The cave had a narrow entry. Its outside was strewed with small, sharp rocks and stones, but the inside was nice and flat, almost like a marble floor. The stalagmites seemed like ancient columns and the echoes travelling back and forth through its ever expanding halls gave the mirage of a basilica. A sanctum of nature.
This " shrine" also had a choir of its own. The bandmaster and the vocalist was the one and the same, the boar. But boar music doesn't have a melody. It is composed of illusive sounds, weird noises, growls and grunts. The last note always lures into the grave.

His own presence was undeniable. The floor was littered with its own musty, moldy manure, soaked in urine. The stink was teasing his sensitive snout, but it also helped him to orient itself in the darkness of the cavern, in a world all too familiar by now.
He didn't know, how much time has he spent inside the mountain, only had faint memories of rushes, collisions and roars. But all his past wounds healed with time and he started to know the tunnels intimately. He stood there now, whining in the dark depths of the mountain.

An odd vox stroke his ear, more and more strange sounds intruded into the wont tranquility of the den. The boar nervously sprung up and with clapping hoofs trotted across the naked stone floor towards the invader.

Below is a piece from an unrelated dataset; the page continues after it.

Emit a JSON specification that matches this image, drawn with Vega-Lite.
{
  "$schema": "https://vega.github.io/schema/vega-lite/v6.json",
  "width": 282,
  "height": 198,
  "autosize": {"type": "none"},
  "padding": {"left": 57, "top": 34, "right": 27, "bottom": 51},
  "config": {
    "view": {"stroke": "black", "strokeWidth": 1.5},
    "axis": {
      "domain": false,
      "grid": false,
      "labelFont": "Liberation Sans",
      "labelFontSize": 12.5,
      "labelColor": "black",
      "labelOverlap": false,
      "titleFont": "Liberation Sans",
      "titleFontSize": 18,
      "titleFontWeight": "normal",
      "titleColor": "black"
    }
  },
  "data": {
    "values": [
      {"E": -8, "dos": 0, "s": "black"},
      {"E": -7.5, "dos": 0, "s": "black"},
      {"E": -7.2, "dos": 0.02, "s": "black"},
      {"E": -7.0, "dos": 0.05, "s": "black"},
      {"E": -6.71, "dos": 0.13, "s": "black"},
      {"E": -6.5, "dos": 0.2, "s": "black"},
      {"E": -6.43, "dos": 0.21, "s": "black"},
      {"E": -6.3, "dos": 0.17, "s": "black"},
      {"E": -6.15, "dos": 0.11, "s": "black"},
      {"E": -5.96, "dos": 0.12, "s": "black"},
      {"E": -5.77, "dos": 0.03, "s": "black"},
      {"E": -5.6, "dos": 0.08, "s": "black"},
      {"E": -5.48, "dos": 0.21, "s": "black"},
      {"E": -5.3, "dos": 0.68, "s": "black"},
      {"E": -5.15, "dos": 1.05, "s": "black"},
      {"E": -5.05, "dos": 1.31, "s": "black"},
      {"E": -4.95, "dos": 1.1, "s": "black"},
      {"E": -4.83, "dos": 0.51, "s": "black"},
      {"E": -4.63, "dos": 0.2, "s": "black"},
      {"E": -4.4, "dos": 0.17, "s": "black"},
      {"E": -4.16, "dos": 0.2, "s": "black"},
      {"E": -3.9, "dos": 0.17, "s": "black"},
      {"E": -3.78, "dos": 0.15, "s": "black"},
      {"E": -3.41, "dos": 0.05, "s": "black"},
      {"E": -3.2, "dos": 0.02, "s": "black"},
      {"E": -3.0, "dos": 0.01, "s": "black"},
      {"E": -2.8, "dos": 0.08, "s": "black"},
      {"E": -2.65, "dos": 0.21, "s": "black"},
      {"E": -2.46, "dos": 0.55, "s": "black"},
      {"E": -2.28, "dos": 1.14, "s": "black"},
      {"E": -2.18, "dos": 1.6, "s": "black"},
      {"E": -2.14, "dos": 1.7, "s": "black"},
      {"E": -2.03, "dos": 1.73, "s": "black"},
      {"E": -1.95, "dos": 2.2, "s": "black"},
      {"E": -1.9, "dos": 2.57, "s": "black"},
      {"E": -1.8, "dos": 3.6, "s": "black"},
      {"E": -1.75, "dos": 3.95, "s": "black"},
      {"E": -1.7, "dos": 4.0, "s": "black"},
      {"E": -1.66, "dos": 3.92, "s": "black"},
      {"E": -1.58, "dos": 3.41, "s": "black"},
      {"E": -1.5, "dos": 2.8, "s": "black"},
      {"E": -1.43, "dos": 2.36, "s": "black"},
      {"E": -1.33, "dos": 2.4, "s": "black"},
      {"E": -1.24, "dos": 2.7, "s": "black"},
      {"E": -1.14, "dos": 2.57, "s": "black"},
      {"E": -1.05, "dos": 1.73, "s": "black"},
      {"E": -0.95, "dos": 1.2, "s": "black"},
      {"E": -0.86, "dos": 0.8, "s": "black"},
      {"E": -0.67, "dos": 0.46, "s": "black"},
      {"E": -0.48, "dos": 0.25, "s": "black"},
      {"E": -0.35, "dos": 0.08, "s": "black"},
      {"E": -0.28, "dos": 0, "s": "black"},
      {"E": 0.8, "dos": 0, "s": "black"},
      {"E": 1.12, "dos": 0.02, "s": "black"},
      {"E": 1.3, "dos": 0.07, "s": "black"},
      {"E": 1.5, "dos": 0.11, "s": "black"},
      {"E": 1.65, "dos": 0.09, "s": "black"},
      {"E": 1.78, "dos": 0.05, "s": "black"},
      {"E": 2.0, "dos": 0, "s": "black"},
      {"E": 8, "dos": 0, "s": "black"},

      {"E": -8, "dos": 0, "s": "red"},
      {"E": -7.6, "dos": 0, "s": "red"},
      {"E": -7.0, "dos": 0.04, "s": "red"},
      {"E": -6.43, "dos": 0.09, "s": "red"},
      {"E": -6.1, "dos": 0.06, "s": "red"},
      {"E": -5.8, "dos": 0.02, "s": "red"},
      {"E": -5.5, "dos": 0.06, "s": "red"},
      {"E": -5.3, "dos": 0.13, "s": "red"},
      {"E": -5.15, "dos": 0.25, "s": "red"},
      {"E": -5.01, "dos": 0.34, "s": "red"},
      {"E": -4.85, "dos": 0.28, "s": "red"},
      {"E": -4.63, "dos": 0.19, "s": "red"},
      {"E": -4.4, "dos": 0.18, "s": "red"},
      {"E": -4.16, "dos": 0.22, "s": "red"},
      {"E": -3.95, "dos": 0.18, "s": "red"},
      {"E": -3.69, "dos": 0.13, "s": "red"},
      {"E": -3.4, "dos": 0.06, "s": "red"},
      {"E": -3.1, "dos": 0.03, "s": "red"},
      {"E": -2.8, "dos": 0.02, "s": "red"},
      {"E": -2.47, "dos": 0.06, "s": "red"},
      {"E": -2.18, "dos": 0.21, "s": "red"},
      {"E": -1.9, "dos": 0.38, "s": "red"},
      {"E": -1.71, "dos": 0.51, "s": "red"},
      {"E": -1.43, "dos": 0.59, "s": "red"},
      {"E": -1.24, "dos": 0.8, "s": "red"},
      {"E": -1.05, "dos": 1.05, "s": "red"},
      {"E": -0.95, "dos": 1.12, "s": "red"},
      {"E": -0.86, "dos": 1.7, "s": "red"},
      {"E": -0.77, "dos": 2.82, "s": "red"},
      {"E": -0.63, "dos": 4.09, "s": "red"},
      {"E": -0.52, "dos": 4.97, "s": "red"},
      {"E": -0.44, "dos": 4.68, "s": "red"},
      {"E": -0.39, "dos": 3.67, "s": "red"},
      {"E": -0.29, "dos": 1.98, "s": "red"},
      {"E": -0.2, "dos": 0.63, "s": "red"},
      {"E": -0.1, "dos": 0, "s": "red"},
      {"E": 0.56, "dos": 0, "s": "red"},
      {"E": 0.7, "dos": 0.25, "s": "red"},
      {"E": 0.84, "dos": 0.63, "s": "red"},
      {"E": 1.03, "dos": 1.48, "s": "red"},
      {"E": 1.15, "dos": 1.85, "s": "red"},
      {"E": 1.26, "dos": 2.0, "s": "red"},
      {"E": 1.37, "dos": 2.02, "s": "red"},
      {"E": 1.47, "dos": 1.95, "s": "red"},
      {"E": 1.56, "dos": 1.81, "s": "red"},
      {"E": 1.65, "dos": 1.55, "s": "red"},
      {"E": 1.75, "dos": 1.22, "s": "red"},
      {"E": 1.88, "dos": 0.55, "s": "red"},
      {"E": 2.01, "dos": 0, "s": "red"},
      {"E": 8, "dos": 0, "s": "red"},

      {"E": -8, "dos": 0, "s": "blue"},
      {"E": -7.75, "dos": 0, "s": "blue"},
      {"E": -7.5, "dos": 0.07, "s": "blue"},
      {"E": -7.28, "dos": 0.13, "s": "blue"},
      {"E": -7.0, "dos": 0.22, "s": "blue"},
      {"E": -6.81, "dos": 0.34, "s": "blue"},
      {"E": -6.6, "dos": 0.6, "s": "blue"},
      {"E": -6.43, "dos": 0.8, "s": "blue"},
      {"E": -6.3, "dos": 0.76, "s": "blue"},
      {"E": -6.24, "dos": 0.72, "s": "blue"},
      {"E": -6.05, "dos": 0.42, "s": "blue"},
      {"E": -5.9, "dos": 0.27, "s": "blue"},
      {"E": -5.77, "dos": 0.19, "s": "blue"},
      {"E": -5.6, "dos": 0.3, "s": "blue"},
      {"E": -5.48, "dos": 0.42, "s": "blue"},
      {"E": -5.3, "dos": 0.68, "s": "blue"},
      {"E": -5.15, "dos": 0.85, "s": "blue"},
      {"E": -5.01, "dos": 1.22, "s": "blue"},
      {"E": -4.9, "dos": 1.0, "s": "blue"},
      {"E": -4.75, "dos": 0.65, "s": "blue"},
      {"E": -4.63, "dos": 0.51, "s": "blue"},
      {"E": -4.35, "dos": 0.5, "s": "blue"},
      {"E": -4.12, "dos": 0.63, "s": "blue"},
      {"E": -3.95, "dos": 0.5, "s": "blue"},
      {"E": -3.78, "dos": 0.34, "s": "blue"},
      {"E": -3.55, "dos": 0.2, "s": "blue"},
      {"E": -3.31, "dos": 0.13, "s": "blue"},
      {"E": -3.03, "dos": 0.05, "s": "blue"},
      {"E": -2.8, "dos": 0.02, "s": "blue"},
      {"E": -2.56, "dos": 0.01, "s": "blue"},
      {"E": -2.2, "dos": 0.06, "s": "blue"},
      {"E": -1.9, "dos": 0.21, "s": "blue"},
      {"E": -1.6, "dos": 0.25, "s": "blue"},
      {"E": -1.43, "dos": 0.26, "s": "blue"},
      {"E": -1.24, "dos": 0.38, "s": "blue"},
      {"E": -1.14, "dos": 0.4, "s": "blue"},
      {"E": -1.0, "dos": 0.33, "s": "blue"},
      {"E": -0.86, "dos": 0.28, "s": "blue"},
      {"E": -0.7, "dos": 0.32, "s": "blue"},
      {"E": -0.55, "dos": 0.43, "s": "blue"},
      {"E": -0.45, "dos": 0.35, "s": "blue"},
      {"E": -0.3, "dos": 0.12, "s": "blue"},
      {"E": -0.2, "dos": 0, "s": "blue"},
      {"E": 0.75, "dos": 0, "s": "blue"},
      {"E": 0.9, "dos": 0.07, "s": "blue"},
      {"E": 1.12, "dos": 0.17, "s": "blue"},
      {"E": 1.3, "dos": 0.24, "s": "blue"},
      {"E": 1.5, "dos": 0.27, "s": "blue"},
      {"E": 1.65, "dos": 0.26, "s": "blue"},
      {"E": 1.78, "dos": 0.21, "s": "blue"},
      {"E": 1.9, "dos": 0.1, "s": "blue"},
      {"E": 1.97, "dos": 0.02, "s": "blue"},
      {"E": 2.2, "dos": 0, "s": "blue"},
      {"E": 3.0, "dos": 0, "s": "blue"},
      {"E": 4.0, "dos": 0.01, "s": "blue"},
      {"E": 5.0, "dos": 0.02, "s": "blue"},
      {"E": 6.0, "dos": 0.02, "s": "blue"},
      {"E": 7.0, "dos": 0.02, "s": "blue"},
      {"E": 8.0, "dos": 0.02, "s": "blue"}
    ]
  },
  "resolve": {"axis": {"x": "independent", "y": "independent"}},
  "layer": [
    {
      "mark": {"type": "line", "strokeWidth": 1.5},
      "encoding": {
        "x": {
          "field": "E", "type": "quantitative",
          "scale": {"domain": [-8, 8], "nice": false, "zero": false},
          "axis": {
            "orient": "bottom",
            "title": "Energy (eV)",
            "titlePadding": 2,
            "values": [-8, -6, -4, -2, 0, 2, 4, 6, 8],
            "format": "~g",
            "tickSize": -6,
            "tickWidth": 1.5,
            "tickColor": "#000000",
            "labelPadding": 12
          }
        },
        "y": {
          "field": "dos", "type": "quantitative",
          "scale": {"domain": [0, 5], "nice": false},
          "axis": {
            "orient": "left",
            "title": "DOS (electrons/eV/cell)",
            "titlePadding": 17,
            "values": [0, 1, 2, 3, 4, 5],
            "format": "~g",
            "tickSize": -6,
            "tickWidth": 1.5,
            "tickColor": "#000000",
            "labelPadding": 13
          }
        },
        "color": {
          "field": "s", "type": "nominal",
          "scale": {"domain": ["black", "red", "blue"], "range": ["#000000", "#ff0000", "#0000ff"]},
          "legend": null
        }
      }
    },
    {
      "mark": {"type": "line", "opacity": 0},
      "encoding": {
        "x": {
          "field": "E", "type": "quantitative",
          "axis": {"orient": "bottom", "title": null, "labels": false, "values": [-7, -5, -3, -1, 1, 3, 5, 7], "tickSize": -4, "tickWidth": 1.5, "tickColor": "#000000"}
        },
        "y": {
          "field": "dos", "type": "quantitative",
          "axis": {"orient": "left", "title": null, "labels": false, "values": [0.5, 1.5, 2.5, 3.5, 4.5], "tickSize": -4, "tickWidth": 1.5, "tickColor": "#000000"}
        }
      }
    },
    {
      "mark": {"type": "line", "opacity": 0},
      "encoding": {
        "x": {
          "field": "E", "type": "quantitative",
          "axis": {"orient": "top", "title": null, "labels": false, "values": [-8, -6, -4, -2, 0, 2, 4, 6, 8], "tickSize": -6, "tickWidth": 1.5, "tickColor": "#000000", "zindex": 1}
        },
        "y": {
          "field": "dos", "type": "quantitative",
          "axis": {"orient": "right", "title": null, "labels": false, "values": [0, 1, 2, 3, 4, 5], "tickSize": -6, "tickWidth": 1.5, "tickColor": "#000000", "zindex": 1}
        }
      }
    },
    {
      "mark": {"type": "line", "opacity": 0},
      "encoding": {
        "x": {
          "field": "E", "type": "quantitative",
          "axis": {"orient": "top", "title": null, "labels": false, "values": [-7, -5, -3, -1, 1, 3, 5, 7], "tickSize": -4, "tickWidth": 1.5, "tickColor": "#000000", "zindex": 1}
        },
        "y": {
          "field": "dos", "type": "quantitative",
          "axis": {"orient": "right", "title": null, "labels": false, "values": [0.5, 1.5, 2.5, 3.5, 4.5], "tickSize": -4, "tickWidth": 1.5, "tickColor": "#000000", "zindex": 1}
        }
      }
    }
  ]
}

Suddenly a dim ray of light found itself on a large iron and for a moment shined timidly on its edge in the dark, a flashing white tusk greeted it from the shadows. 
Moments later a long shriek could be heard, but the men left behind, outside at the mouth of the grotto couldn't tell if it was from the beast or from the hunter.

Its total length is 47 cm / 18.5 inch. The blade's length is 32 cm / 12.6 inch, its width 6 cm / 2.36 inch and its thickness 6 mm / 0.25 inch.
The blade is forged of 5160 carbon steel, the handle is made of polished deer antler with forged iron accessories.
Its sheath is made of thick cow hide.


----------



## Tim Rowland (Feb 2, 2019)

Great writing, I love the profile and the shell guard is a beautiful touch.


----------



## Matus (Feb 2, 2019)

... I can’t see the photos in the app


----------



## hellize (Feb 2, 2019)

Tim Rowland said:


> Great writing, I love the profile and the shell guard is a beautiful touch.


Thanks a lot! I couldn't resist to add something to it


----------



## hellize (Feb 2, 2019)

Matus said:


> ... I can’t see the photos in the app


It seems to be alright to me


----------



## milkbaby (Feb 11, 2019)

I like the story is back! Nice knife too.


----------



## hellize (Feb 12, 2019)

milkbaby said:


> I like the story is back! Nice knife too.


Especially for you, my friend!


----------